In their sadness, artists create work that makes people pensive and despair at the state of the world, but we can create work that brings people hope despite the state of our world.
We can be led by our feelings or we can be led by the Spirit. Creativity can be born from the flesh or it can be born from the Spirit. It can come out from the “I feel” or it can come out from the “I believe”. It’s your choice.
6. Don’t stop believin’
“… Yet I am as strong this day as on the day that Moses sent me; just as my strength was then, so now is my strength for war, both for going out and for coming in. Now therefore, give me this mountain of which the LORD spoke in that day.” (Joshua 14:11–12 NKJV)
With all the practical advice I’ve laid out above, you might be thinking: In that case, are you asking me to not think, not feel and just accept everything that is thrown at me whether I agree with it?
Most certainly not. The same way we aren’t perfect, the teams and the leaders we serve with and under won’t be too.
But when we find ourselves getting angry at others, ourselves or the “system” for being the roadblock and reason why we’re not seeing the success we want, are we then placing our expectations on Him or on the circumstances to work in our favour?
Taking a position of humility doesn’t mean you can’t have dreams. It just means we trust less in our ability to strive our dreams into being, and more on His ability to bring our dreams to pass in a restful way.
Be bold to dream, to pray, to expect, to hope and to desire more, but keep your heart focused on the Lord and not on the dream.
7. This is a marathon, not a shuttle run
“I have fought the good fight, I have finished the race, and I have remained faithful.” (2 Timothy 4:7)
I know we have a lot of enthusiasm and a whole lot of heart. But there’s a difference between excellence and perfectionism.
It’s not how well we plan one event (and almost kill ourselves and everyone else getting there), but the consistency with which we run our race that will come to represent what our ministry stands for.
Ministry is a marathon, not a sprint. It’s not about how bright you blaze (and burn out), but being a sustainable, reliable light in the darkness.
Proverbs 24:10, in The Message version, reads: “If you fall to pieces in a crisis, there wasn’t much to you in the first place.”

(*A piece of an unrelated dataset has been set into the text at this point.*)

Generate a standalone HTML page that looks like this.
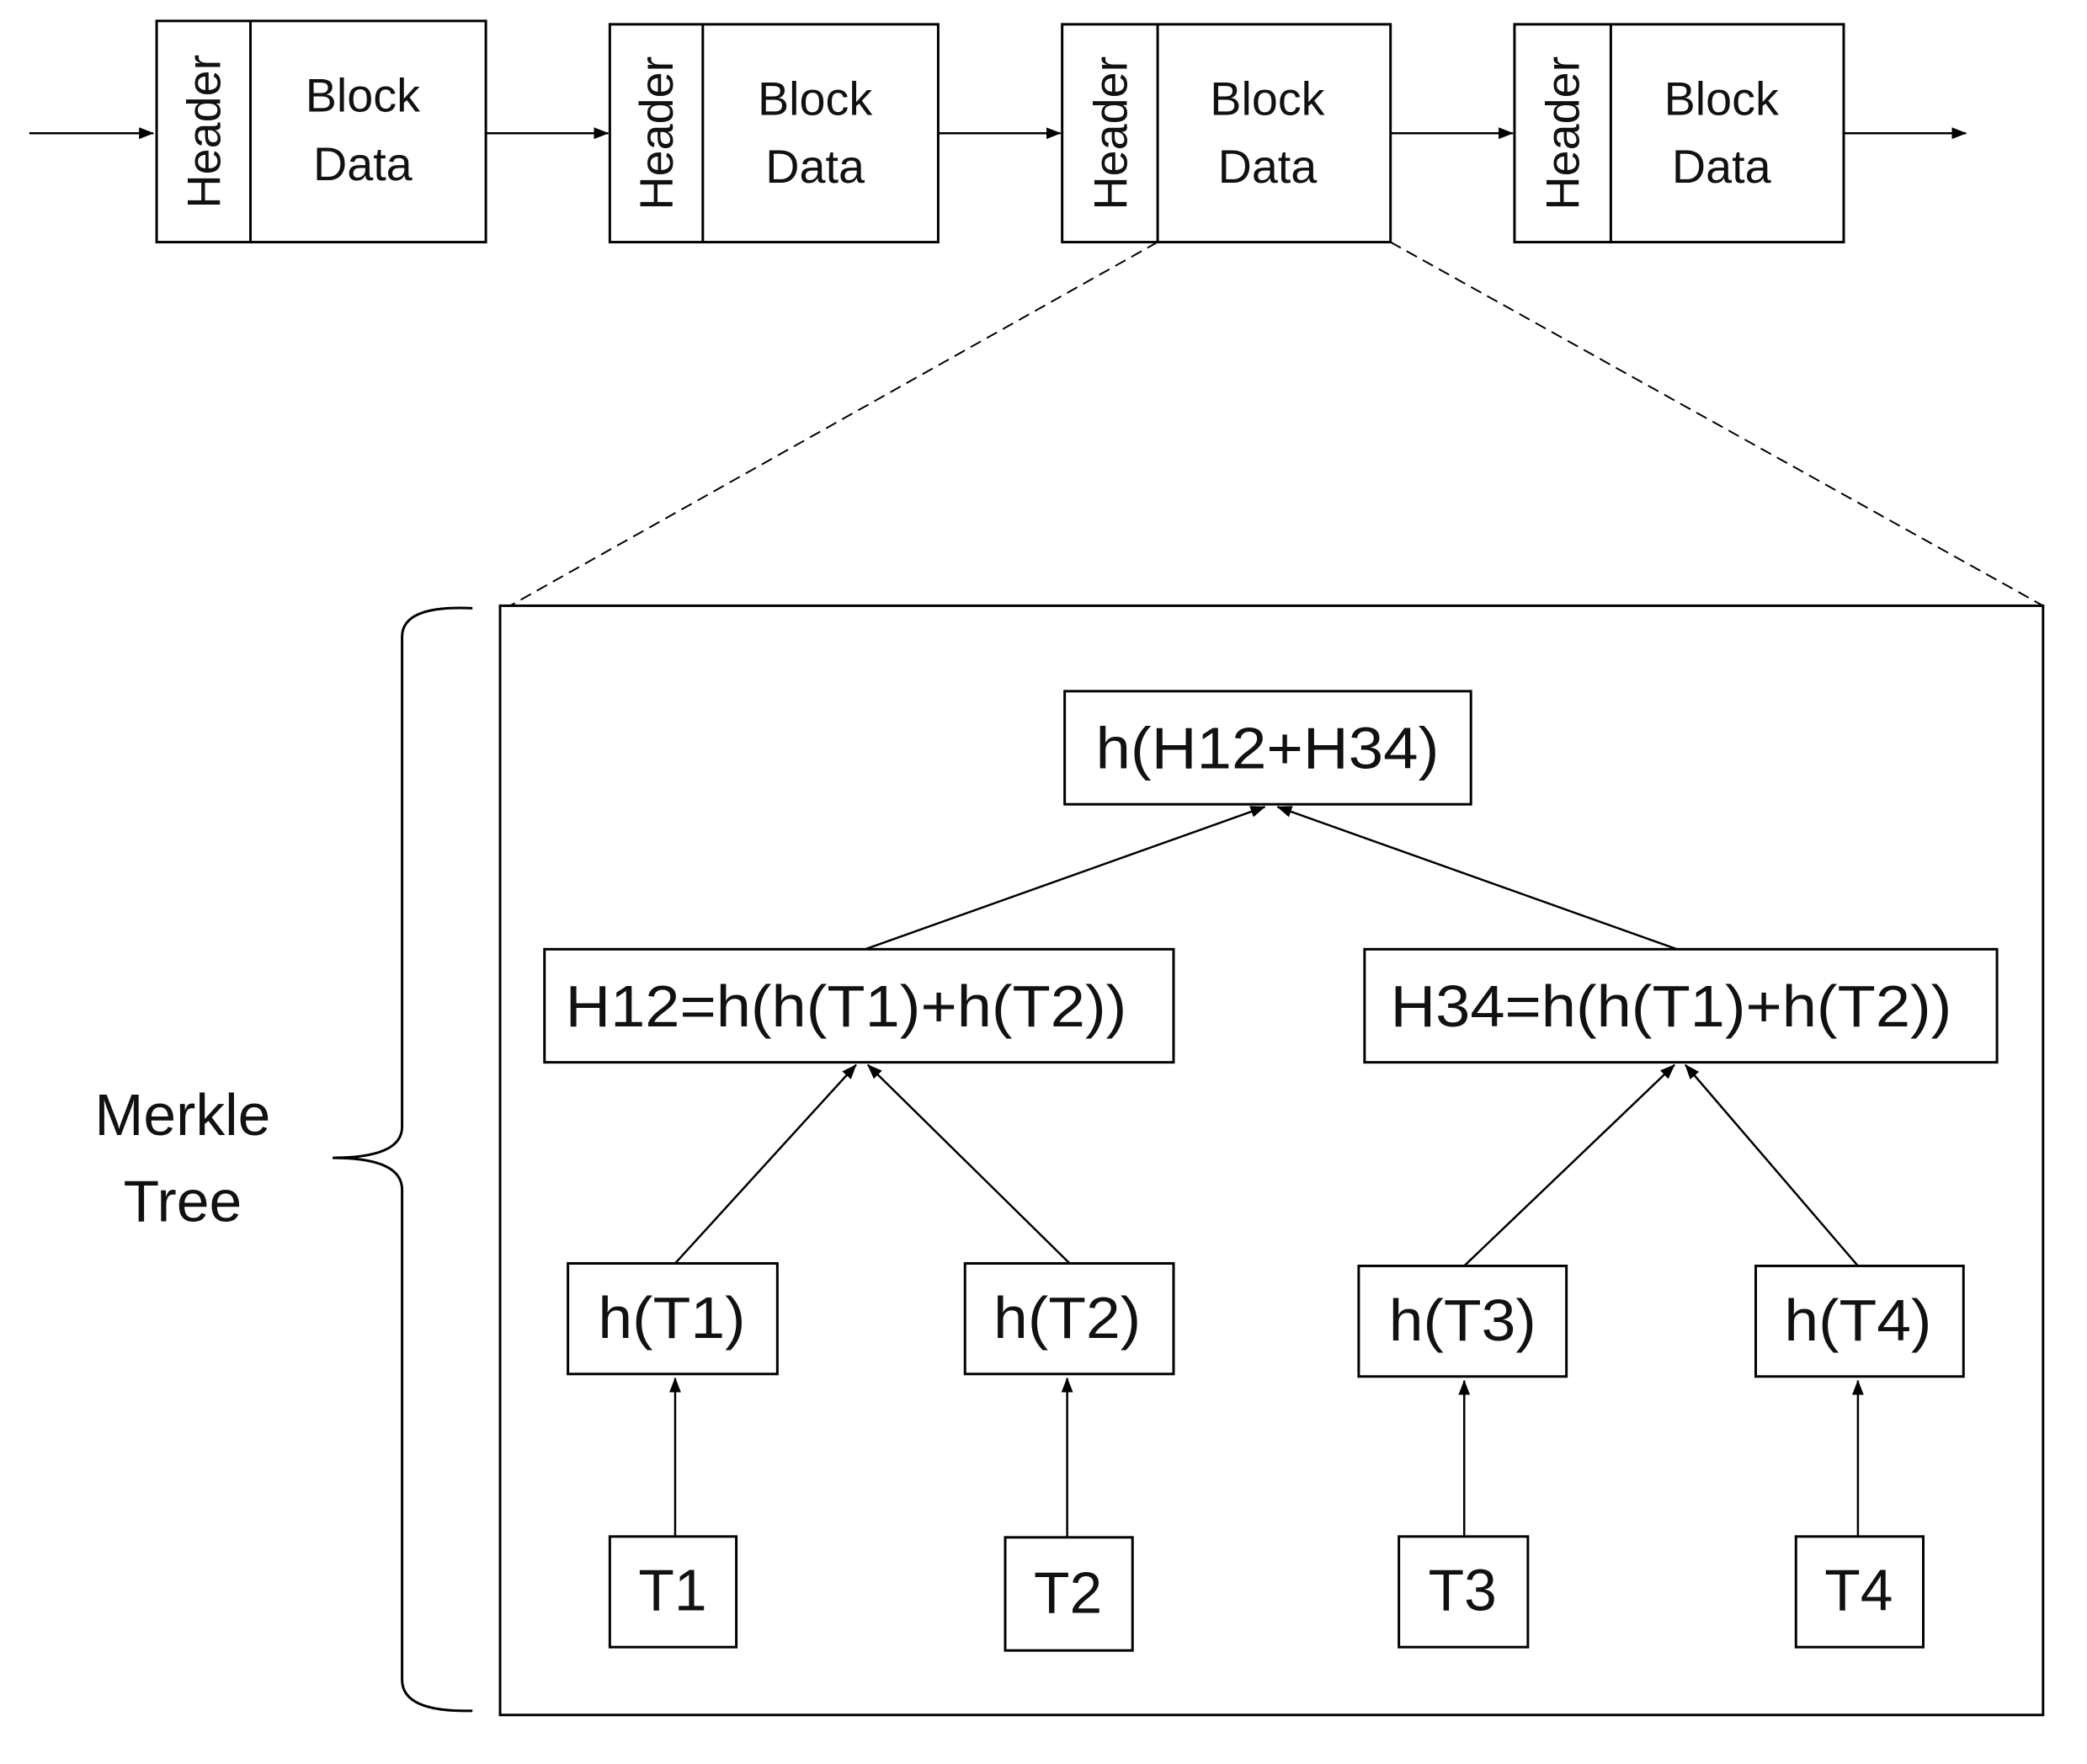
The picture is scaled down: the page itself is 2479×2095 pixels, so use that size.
<!DOCTYPE html>
<html><head><meta charset="utf-8"><style>
html,body{margin:0;padding:0;background:#fff;}
svg{display:block;}
text{font-family:"Liberation Sans",sans-serif;fill:#111;}
</style></head><body>
<svg width="2479" height="2095" viewBox="0 0 2479 2095" xmlns="http://www.w3.org/2000/svg">
<defs>
<marker id="b" markerWidth="18" markerHeight="18" refX="17" refY="9" orient="auto" markerUnits="userSpaceOnUse" viewBox="0 0 18 18">
<path d="M0,2 L18,9 L0,16 z" fill="#000"/></marker>
</defs>
<g transform="scale(0.995)">
<g stroke="#000" stroke-width="3" fill="none">
<rect x="187" y="25" width="393" height="264"/><line x1="299" y1="25" x2="299" y2="289"/>
<rect x="728" y="29" width="392" height="260"/><line x1="839" y1="29" x2="839" y2="289"/>
<rect x="1268" y="29" width="392" height="260"/><line x1="1382" y1="29" x2="1382" y2="289"/>
<rect x="1808" y="29" width="393" height="260"/><line x1="1923" y1="29" x2="1923" y2="289"/>
</g>
<g stroke="#000" stroke-width="2.5" fill="none">
<line x1="35" y1="159" x2="183" y2="159" marker-end="url(#b)"/>
<line x1="580" y1="159" x2="726" y2="159" marker-end="url(#b)"/>
<line x1="1120" y1="159" x2="1266" y2="159" marker-end="url(#b)"/>
<line x1="1660" y1="159" x2="1806" y2="159" marker-end="url(#b)"/>
<line x1="2201" y1="159" x2="2347" y2="159" marker-end="url(#b)"/>
</g>
<g font-size="56" text-anchor="middle">
<text x="433" y="133">Block</text><text x="433" y="215">Data</text>
<text x="973" y="137">Block</text><text x="973" y="218">Data</text>
<text x="1513" y="137">Block</text><text x="1513" y="218">Data</text>
<text x="2055" y="137">Block</text><text x="2055" y="218">Data</text>
</g>
<g font-size="56" text-anchor="middle">
<text transform="translate(263,157) rotate(-90)">Header</text>
<text transform="translate(803,159) rotate(-90)">Header</text>
<text transform="translate(1345,159) rotate(-90)">Header</text>
<text transform="translate(1885,159) rotate(-90)">Header</text>
</g>
<g stroke="#000" stroke-width="2" stroke-dasharray="14,8" fill="none">
<line x1="1382" y1="289" x2="609" y2="723"/>
<line x1="1660" y1="289" x2="2439" y2="723"/>
</g>
<rect x="597" y="723" width="1842" height="1324" stroke="#000" stroke-width="3" fill="none"/>
<path d="M564,726 Q480,722 480,760 L480,1345 Q480,1382 397,1382 Q480,1382 480,1420 L480,2005 Q480,2044 564,2042" stroke="#000" stroke-width="3" fill="none"/>
<g font-size="70" text-anchor="middle">
<text x="218" y="1355">Merkle</text>
<text x="218" y="1458">Tree</text>
</g>
<g stroke="#000" stroke-width="3" fill="none">
<rect x="1271" y="825" width="485" height="135"/>
<rect x="650" y="1133" width="751" height="135"/>
<rect x="1629" y="1133" width="755" height="135"/>
<rect x="678" y="1508" width="250" height="132"/>
<rect x="1152" y="1508" width="249" height="132"/>
<rect x="1622" y="1511" width="248" height="132"/>
<rect x="2096" y="1511" width="248" height="132"/>
<rect x="728" y="1834" width="151" height="132"/>
<rect x="1200" y="1835" width="152" height="135"/>
<rect x="1670" y="1834" width="154" height="132"/>
<rect x="2144" y="1834" width="152" height="132"/>
</g>
<g stroke="#000" stroke-width="2.5" fill="none">
<line x1="806" y1="1834" x2="806" y2="1645" marker-end="url(#b)"/>
<line x1="1274" y1="1835" x2="1274" y2="1645" marker-end="url(#b)"/>
<line x1="1748" y1="1834" x2="1748" y2="1648" marker-end="url(#b)"/>
<line x1="2218" y1="1834" x2="2218" y2="1648" marker-end="url(#b)"/>
<line x1="806" y1="1508" x2="1022" y2="1271" marker-end="url(#b)"/>
<line x1="1277" y1="1508" x2="1036" y2="1271" marker-end="url(#b)"/>
<line x1="1748" y1="1511" x2="1999" y2="1271" marker-end="url(#b)"/>
<line x1="2218" y1="1511" x2="2012" y2="1271" marker-end="url(#b)"/>
<line x1="1033" y1="1133" x2="1510" y2="963" marker-end="url(#b)"/>
<line x1="2002" y1="1133" x2="1525" y2="963" marker-end="url(#b)"/>
</g>
<g font-size="70" text-anchor="middle">
<text x="1513" y="917" textLength="410" lengthAdjust="spacingAndGlyphs">h(H12+H34)</text>
<text x="1010" y="1225" textLength="670" lengthAdjust="spacingAndGlyphs">H12=h(h(T1)+h(T2))</text>
<text x="1995" y="1225" textLength="670" lengthAdjust="spacingAndGlyphs">H34=h(h(T1)+h(T2))</text>
<text x="802" y="1597" textLength="176" lengthAdjust="spacingAndGlyphs">h(T1)</text>
<text x="1274" y="1597" textLength="176" lengthAdjust="spacingAndGlyphs">h(T2)</text>
<text x="1746" y="1600" textLength="176" lengthAdjust="spacingAndGlyphs">h(T3)</text>
<text x="2218" y="1600" textLength="176" lengthAdjust="spacingAndGlyphs">h(T4)</text>
<text x="803" y="1922">T1</text>
<text x="1275" y="1925">T2</text>
<text x="1746" y="1922">T3</text>
<text x="2219" y="1922">T4</text>
</g>
</g>
</svg>
</body></html>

Don’t have a ministry that is constantly in “nitro” mode. No one wants to be the one that everyone is secretly relieved not to have to work with.
A sustainable ministry looks like knowing what to say “yes” to and what to say “no” to. Knowing that you don’t need to overextend yourself to prove anything to anyone. There’s no point being the one-hit wonder if you’re too burned out to do anything else for the next 3 years after, or if everyone who works with you ends up with PTSD.
Instead, have a ministry that’s like this verse in the Psalms:
“Even when their paths wind through the dark valley of tears, they dig deep to find a pleasant pool where others find only pain. He gives to them a brook of blessing filled from the rain of an outpouring.” (Psalm 84:6 TPT)
A ministry that is so anchored and washed by the Spirit that even in the valley where everyone else can only see darkness, you will enjoy the cool refreshing blessings of His shelter. That when everyone else is feeling the heat, your ministry can be a refuge for others even in the day of despair.
But how do we cultivate such a ministry? We come right back to point 1: Humility.
“Wisdom will exalt you when you exalt her truth. She will lead you to honour and favour when you live your life by her insights. You will be adorned with beauty and grace, and wisdom’s glory will wrap itself around you, making you victorious in the race.” (Proverbs 4:8–9 TPT)
Humility to entreat, to ask for wisdom, to run the race knowing that you’re in this for the long haul.
May you not be a light that burns fiercely and brightly but not long enough to make any real impact. May your ministry and influence be long, reliable, sustainable and enjoyable for many years to come.